Here in Bulgaria too the pro series is high regarded. But their handles are terrible.
 
I don't know about their knives but their stainless tri-ply cookware is a pretty darn good bang for your buck.
 
is it the proline series? forschners are over priced now.
On our local market they are sold under Tramontina Pro Master line. White plastic handles that can be easily shaped with sandpaper. Made from Krupp 1.4110 steel with 56 HRC (and cryo HT). Flat ground to 0.3mm
post-19-0-77199800-1349975822_thumb.jpg


Or for carbon lovers like you there's also a Carbon series with wooden handles:
871-022.jpg
 
I tried to talk Tram. into importing a few of those inexpensive carbon models they sell all over Latin America several years ago and found Tramontina-USA very unfriendly. The impression was if you weren't Walmart ordering freighter loads of their higher end knives, they had no time for you.
 
They are really nice knives but can´t hold an edge for long. At least in pro enviroment...

They are brazilian and are kind of ment for using in churrasquerias and butchering. They don´t respond that well when having constant contact with the board.

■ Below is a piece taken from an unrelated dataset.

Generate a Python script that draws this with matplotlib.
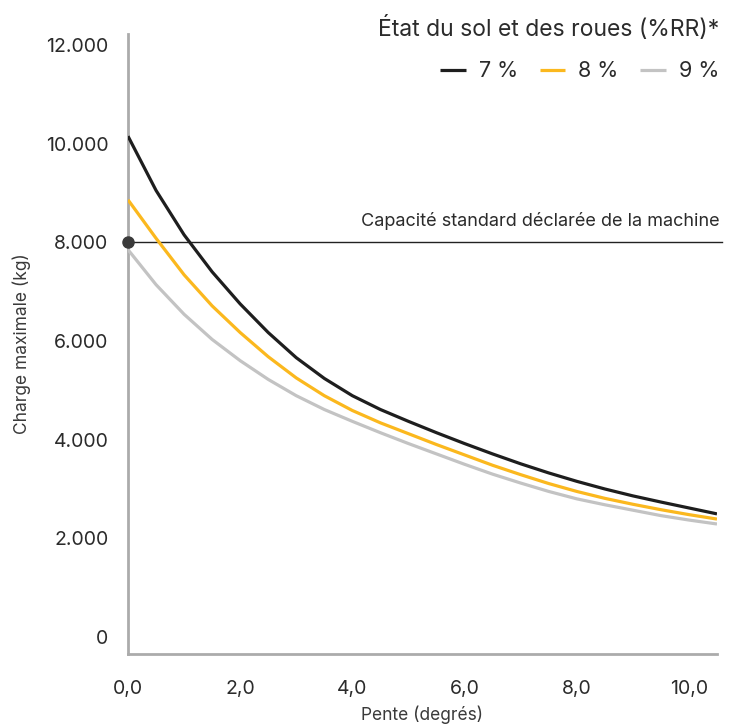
import matplotlib
matplotlib.use('Agg')
import matplotlib.pyplot as plt
from matplotlib.ticker import FuncFormatter

# pente (degrés) et charge maximale (kg)
pente = [0, 0.5, 1, 1.5, 2, 2.5, 3, 3.5, 4, 4.5, 5, 5.5, 6, 6.5, 7, 7.5, 8, 8.5, 9, 9.5, 10, 10.5]
charge_7 = [10150, 9050, 8150, 7400, 6750, 6170, 5660, 5240, 4890, 4610, 4370, 4140,
            3920, 3710, 3510, 3325, 3155, 3000, 2860, 2735, 2615, 2495]
charge_8 = [8860, 8080, 7340, 6710, 6170, 5680, 5250, 4890, 4590, 4340, 4120, 3900,
            3690, 3480, 3290, 3110, 2950, 2810, 2690, 2580, 2480, 2390]
charge_9 = [7850, 7140, 6540, 6030, 5600, 5220, 4890, 4610, 4370, 4140, 3920, 3710,
            3500, 3300, 3120, 2950, 2800, 2680, 2570, 2460, 2370, 2290]

series_labels = ['7 %', '8 %', '9 %']
series_colors = ['#1e1e1e', '#fbb81e', '#c3c3c3']
capacite = 8000
capacite_txt = 'Capacité standard déclarée de la machine'
legend_title = 'État du sol et des roues (%RR)*'
y_ticks = [0, 2000, 4000, 6000, 8000, 10000, 12000]
x_ticks = [0, 2, 4, 6, 8, 10]

plt.rcParams['font.family'] = ['Inter', 'DejaVu Sans']
txt_color = '#2b2b2b'

fig = plt.figure(figsize=(7.39, 7.25), dpi=100)
ax = fig.add_axes([0.1732, 0.0979, 0.797, 0.8552])

for _ys, _lb, _c in zip([charge_7, charge_8, charge_9], series_labels, series_colors):
    ax.plot(pente, _ys, color=_c, lw=2.3, label=_lb, solid_capstyle='butt', zorder=3)

ax.axhline(capacite, xmax=1.008, color='#222222', lw=1.0, zorder=2, clip_on=False)
ax.plot([0], [capacite], 'o', color='#3a3a3a', markersize=8, zorder=5, clip_on=False)
ax.text(1.005, capacite + 250, capacite_txt, transform=ax.get_yaxis_transform(),
        ha='right', va='bottom', fontsize=13, color=txt_color)

ax.set_xlim(0, 10.5)
ax.set_ylim(-345, 12220)
ax.set_xticks(x_ticks)
ax.set_yticks(y_ticks)
ax.xaxis.set_major_formatter(FuncFormatter(lambda v, p: ('%.1f' % v).replace('.', ',')))
ax.yaxis.set_major_formatter(FuncFormatter(lambda v, p: '{:,.0f}'.format(v).replace(',', '.')))
ax.tick_params(axis='both', length=0, labelsize=14, colors=txt_color)
ax.tick_params(axis='x', pad=19)
ax.tick_params(axis='y', pad=14)

for _s in ['top', 'right']:
    ax.spines[_s].set_visible(False)
for _s in ['left', 'bottom']:
    ax.spines[_s].set_color('#ababab')
    ax.spines[_s].set_linewidth(2.0)

ax.set_xlabel('Pente (degrés)', fontsize=12.5, color='#3a3a3a', labelpad=5)
ax.set_ylabel('Charge maximale (kg)', fontsize=12.5, color='#3a3a3a', labelpad=11)

leg = fig.legend(loc='upper right', bbox_to_anchor=(0.985, 0.99), ncol=3, frameon=False,
                 title=legend_title, title_fontsize=16.5, fontsize=15.5, handlelength=1.2,
                 handletextpad=0.6, columnspacing=1.0, labelspacing=0.95,
                 borderaxespad=0.0, alignment='right')
for _t in leg.get_texts():
    _t.set_color(txt_color)
leg.get_title().set_color(txt_color)

fig.savefig('out.png', dpi=100)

I´ve found it is not the best idea to put steep angles on them. They benefit from a little thinnin but best to put wider angles or sort of micro bevel. That´s my experience.
 
I recently bought a knife, and it has become loose already, the blade is rigid when locked

in an open position, when folded the blade doesn't fall into the handle perfectly straight

and is starting to scrape the blades finish everytime it slides in and out. The worst part

is when is it open but not locked, the play wiggles to the left and right quite a bit.

Much more than it should.

How would be the best, safest, and cheapest way to fix this without damaging the knife.

smile.gif
 
There is a much better Tramontina series called Century, although some may not regard them as cheap. It's full tang with a much better (polycarbonate) handle than all the other series. Stainless steel much softer at 53 Rockwell than the japanese steel. It reminds me the Wusthofs and Sabatier K style. I'm using one century santoku to learn sharpening with stones (thanks to you guys!) and comparing it with the Misono UX10 santoku, it's definitely thicker behing the edge and much heavier, leaning towards the heavy duty tasks. Their cleaver seems to be great, heavy duty. My only complaint is the (integral) bolster, which is a hindrance to sharpening with stones.
 
I've sharpened a few. Typically old fashioned soft stainless. Use very coarse grits only. At that price level I would prefer the Victorinox, same steel, a bit harder I guess, no fingerguard and much thinner.